3) Have rpm set contexts that aren't yet valid. This option was
explored and there was even a kernel patch that would allow this. The
fear is that it would allow a malicious package to create files with
_any_ context that is not yet valid. It makes it difficult or
impossible to constrain rpm. You could go back after the policy is
installed and check for contexts that are still invalid and fix
those. No decision was reached about how to handle the hole and
nothing happened. The SELinux upstream developers (well, at least me)
are willing to reconsider this proposal.

Wouldn't it be reasonable to lay them down as 'undefined_t' and let the
post-rpm transactions relabel them?

That is possible - though obviously you have to handle things cleanly
for upgrades to that you don't end up with, say, libc labeled as
undefined_t. So you would have to:

1) check every context as you put a file down
2) if it is valid set it
3) otherwise, set to undefined_t (and ideally add file to list)
4) install policy in post
5) relabel (ideally with list kept from before)

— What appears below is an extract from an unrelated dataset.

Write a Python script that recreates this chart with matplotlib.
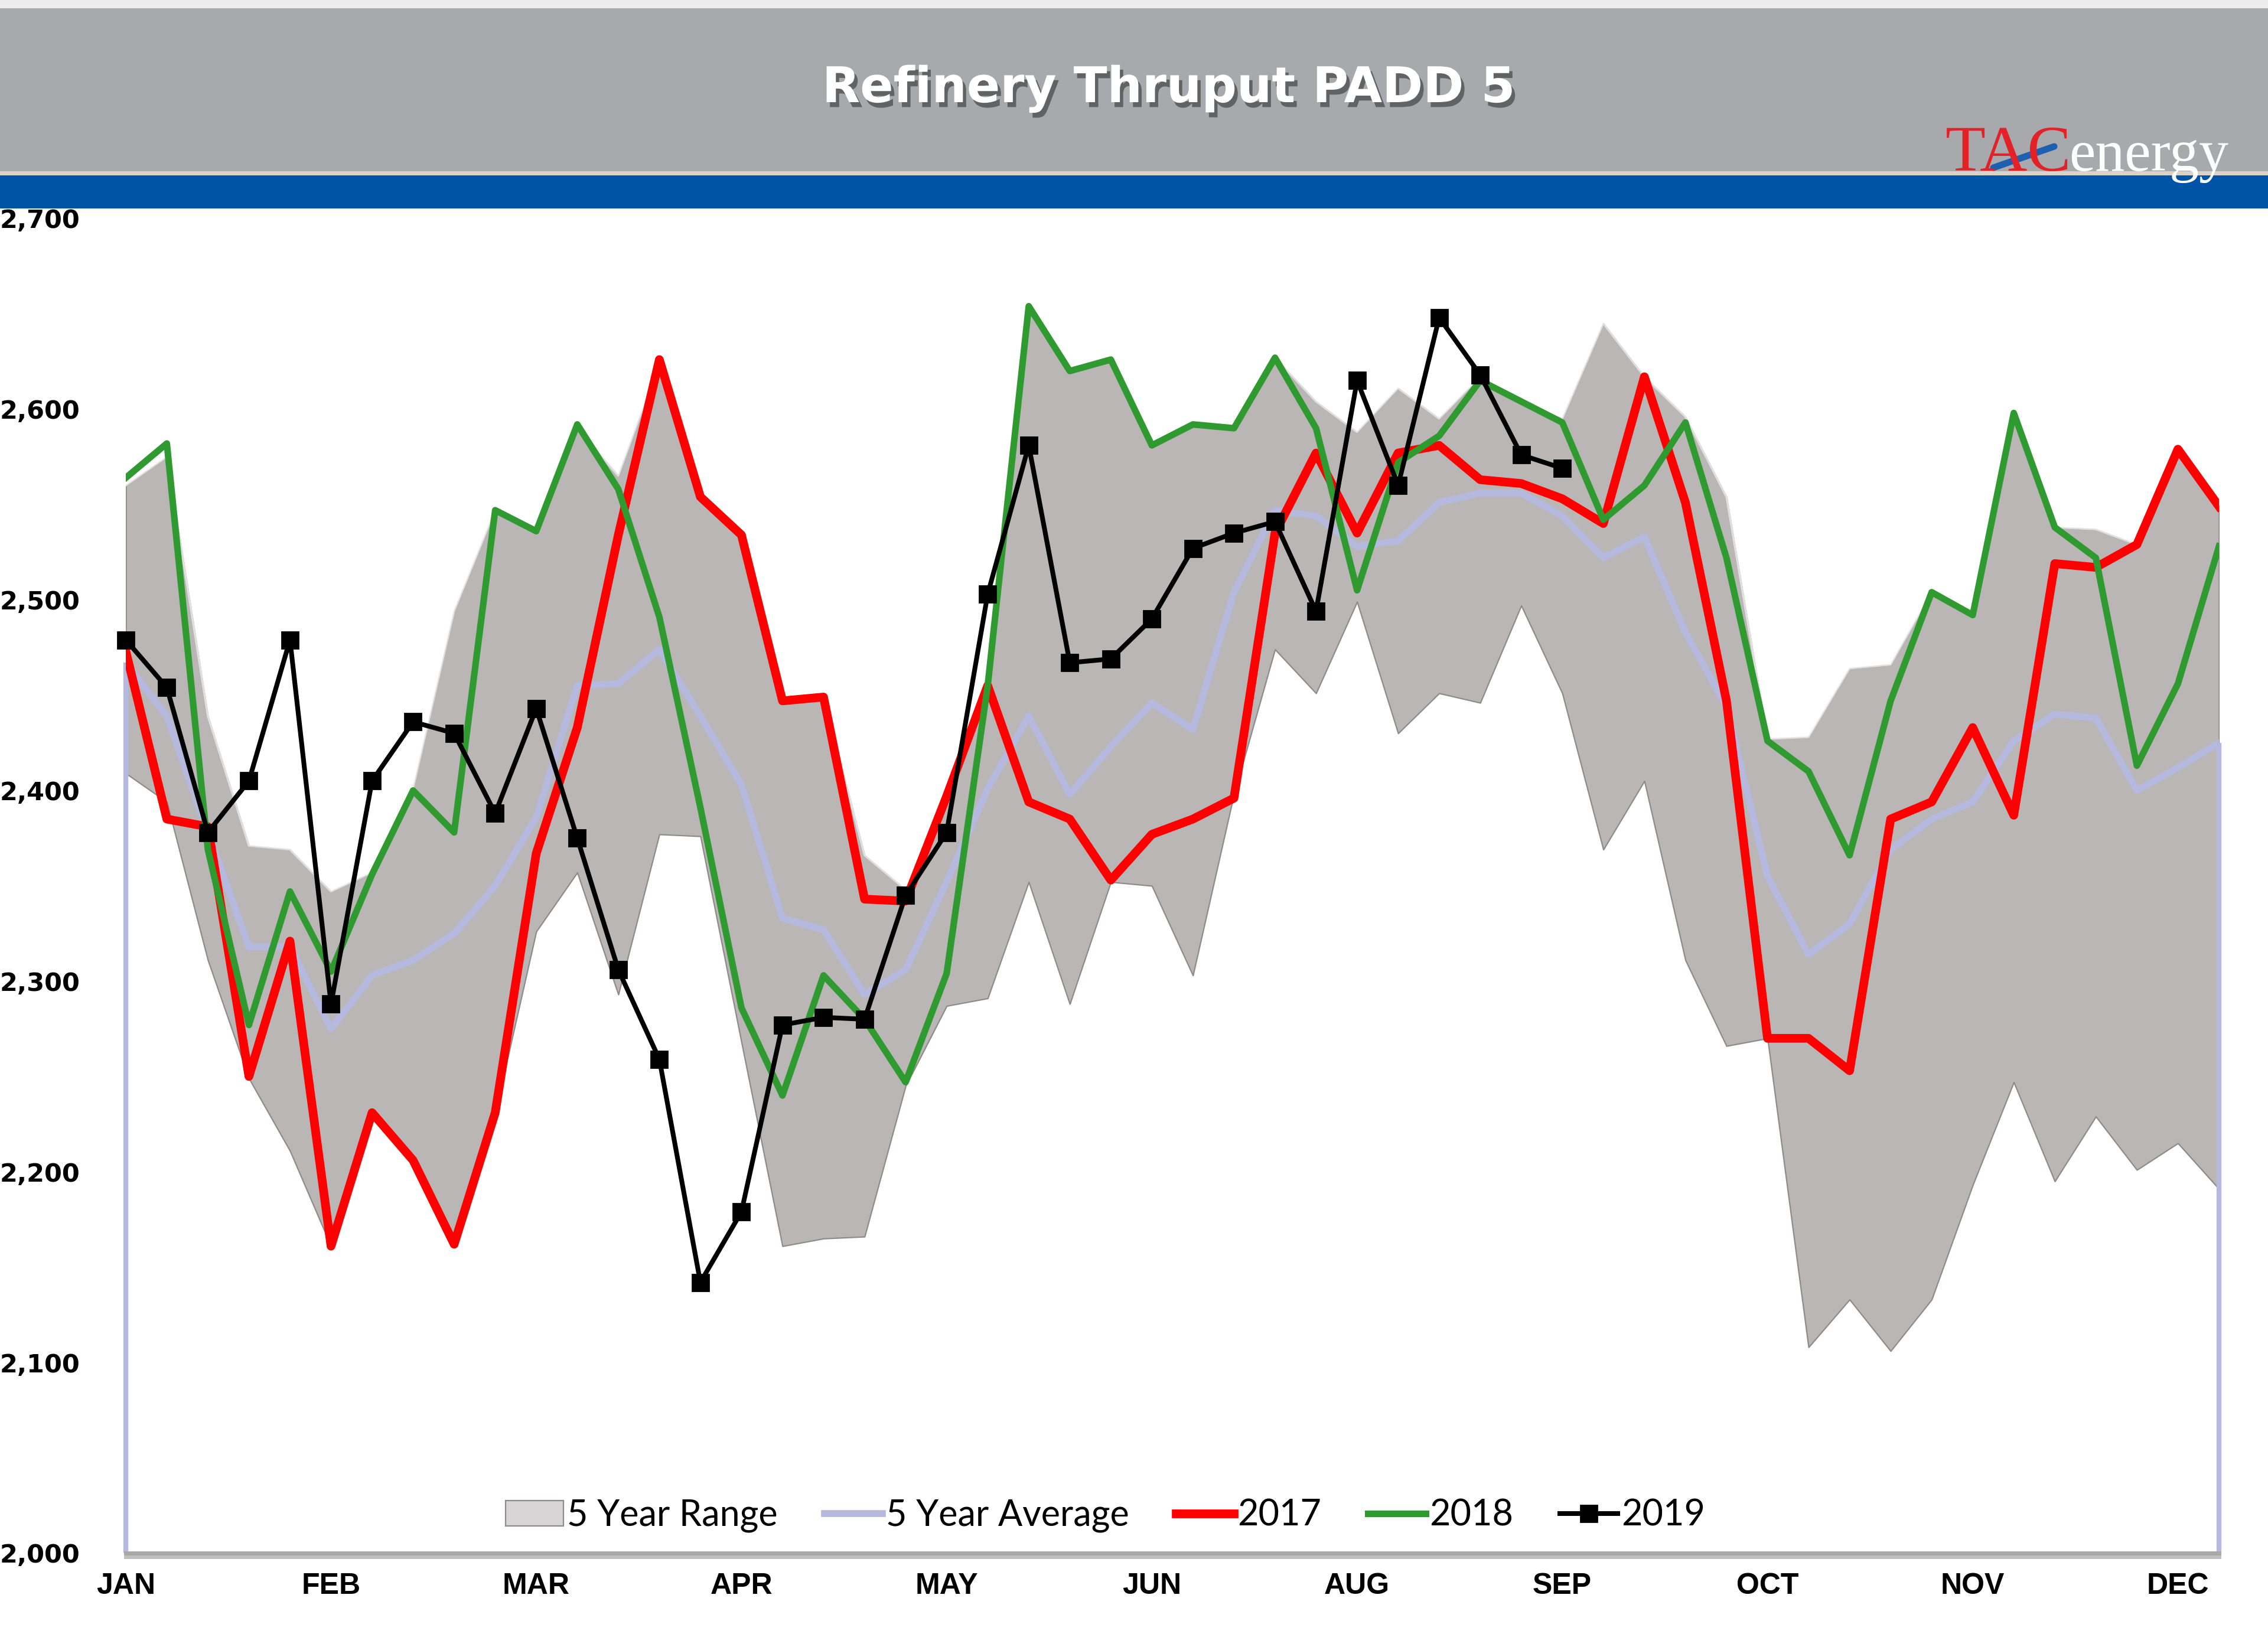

Part of the problem, though, is figuring out what the context for a file
should be. I believe that you can record contexts from when the rpm was
built, but how do you handle if the admin has a local labeling rule that
should take effect?

Rpm has been recording file contexts into headers from build time up to now, but nothing has been using it (except perhaps in early "selinux bootstrap" days, I don't know). I just killed that code a couple of weeks ago from rpm upstream, because it's just completely wrong: the selinux policy that happens to be loaded on the build host has *zero* relevance to that of the target host - could be local rules, or labeling differences between targeted/strict/whatever prepackaged policies or even just versions of the same policy.